C’est évidemment plus que choquant et, au-delà de l’improvisation totale que révèle l’examen des recours : tout le monde n’est pas logé à la même enseigne, et personne ne sait d’ailleurs exactement laquelle !
La loterie des mesures de compensation ?
Le rectorat a, très systématiquement – mais pas toujours ! – fait le choix de ne pas revenir sur les affectations prononcées par l’algorithme, y compris en cas de recours formalisé et d’erreur manifeste par rapport aux principes posés par la circulaire de mars, se retranchant derrière l’infaillibilité d’une machine dont personne ne semble maîtriser le comportement, parfois aléatoire – et finalement parfois reconnu comme tel ! La ligne principale de défense du rectorat est que "les règles ont changé", ce qu’en effet tout le monde constate hélas. Il est surtout regrettable que les demandeurs n’aient pu mesurer à quel point, et dans quel sens, avant de formuler des voeux, sans possibilité de corriger le tir.

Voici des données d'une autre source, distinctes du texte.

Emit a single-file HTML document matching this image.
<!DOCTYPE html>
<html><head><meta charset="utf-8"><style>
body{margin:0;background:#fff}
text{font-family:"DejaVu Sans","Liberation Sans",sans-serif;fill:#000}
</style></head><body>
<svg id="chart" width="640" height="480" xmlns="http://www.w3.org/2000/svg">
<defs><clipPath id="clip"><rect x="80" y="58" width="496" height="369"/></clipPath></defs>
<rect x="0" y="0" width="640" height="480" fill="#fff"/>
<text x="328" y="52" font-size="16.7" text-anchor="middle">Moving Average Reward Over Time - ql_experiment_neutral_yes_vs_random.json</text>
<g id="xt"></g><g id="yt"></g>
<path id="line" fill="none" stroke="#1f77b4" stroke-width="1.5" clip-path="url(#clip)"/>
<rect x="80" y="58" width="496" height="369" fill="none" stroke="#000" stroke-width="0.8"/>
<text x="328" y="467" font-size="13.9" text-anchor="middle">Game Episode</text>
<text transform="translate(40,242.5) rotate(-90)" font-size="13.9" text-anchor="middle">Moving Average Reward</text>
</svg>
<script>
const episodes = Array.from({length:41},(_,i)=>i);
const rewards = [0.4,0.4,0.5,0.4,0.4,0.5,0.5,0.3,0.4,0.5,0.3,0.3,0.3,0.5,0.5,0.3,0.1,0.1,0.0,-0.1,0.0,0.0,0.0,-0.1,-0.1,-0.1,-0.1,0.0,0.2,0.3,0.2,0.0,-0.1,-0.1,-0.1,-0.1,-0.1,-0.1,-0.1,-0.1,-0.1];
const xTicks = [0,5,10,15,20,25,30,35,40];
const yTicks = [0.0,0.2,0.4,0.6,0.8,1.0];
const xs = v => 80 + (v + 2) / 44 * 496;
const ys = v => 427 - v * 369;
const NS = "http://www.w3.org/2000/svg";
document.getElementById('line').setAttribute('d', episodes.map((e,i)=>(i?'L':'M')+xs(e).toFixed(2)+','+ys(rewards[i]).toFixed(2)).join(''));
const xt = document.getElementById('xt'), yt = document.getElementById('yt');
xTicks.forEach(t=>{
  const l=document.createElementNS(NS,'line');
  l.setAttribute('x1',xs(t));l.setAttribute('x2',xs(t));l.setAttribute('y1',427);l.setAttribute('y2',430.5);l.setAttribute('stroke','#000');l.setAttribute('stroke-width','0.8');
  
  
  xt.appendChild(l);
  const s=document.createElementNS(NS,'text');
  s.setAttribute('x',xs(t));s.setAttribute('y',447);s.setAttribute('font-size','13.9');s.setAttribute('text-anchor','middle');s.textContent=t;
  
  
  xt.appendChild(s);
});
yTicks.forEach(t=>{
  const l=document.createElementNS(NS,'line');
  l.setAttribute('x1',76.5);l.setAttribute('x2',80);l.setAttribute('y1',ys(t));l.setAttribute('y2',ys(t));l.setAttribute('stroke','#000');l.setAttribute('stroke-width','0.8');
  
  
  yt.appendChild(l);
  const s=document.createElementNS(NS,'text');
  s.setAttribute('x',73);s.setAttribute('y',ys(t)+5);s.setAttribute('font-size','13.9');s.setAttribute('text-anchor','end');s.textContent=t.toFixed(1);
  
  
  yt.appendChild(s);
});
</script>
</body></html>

Le rectorat proposera ponctuellement de rares mesures de « compensation » au cas par cas, soit d’effet immédiat, soit valables sur le mouvement de l’an prochain. Les élu.es de la FSU ont rappelé avec force qu’il vaut mieux ne pas se précipiter en la matière avant d’en mesurer toutes les conséquences pour l’ensemble des demandeurs, et surtout, prévenir plutôt que guérir : un travail transparent et des regards croisés en amont de la diffusion des résultats auraient permis d’éviter d’en arriver le plus souvent au statu quo faute de mieux, ou à des solutions bancales, et sans doute injustes aussi bien pour le demandeur lésé (à qui le rectorat ne peut rien garantir pour le mouvement de l’an prochain, sinon agiter le hochet d’une bonification d’un niveau arbitraire, et d’une efficacité douteuse) que pour l’ensemble des collègues (cela introduit des priorités nouvelles, qui entrent en concurrence avec les priorités légales, dont les effets sont par nature imprévisibles et variables suivant les disciplines et les années). La transparence avant diffusion des résultats, dûment constatée par les élu.es de toutes les organisations représentatives, reste décidément la meilleure solution !
Le SNES, avec les autres syndicats de la FSU, continuera de porter ses exigences sur ces opérations sensibles : transparence, équité, clarté et amélioration des procédures de contrôle.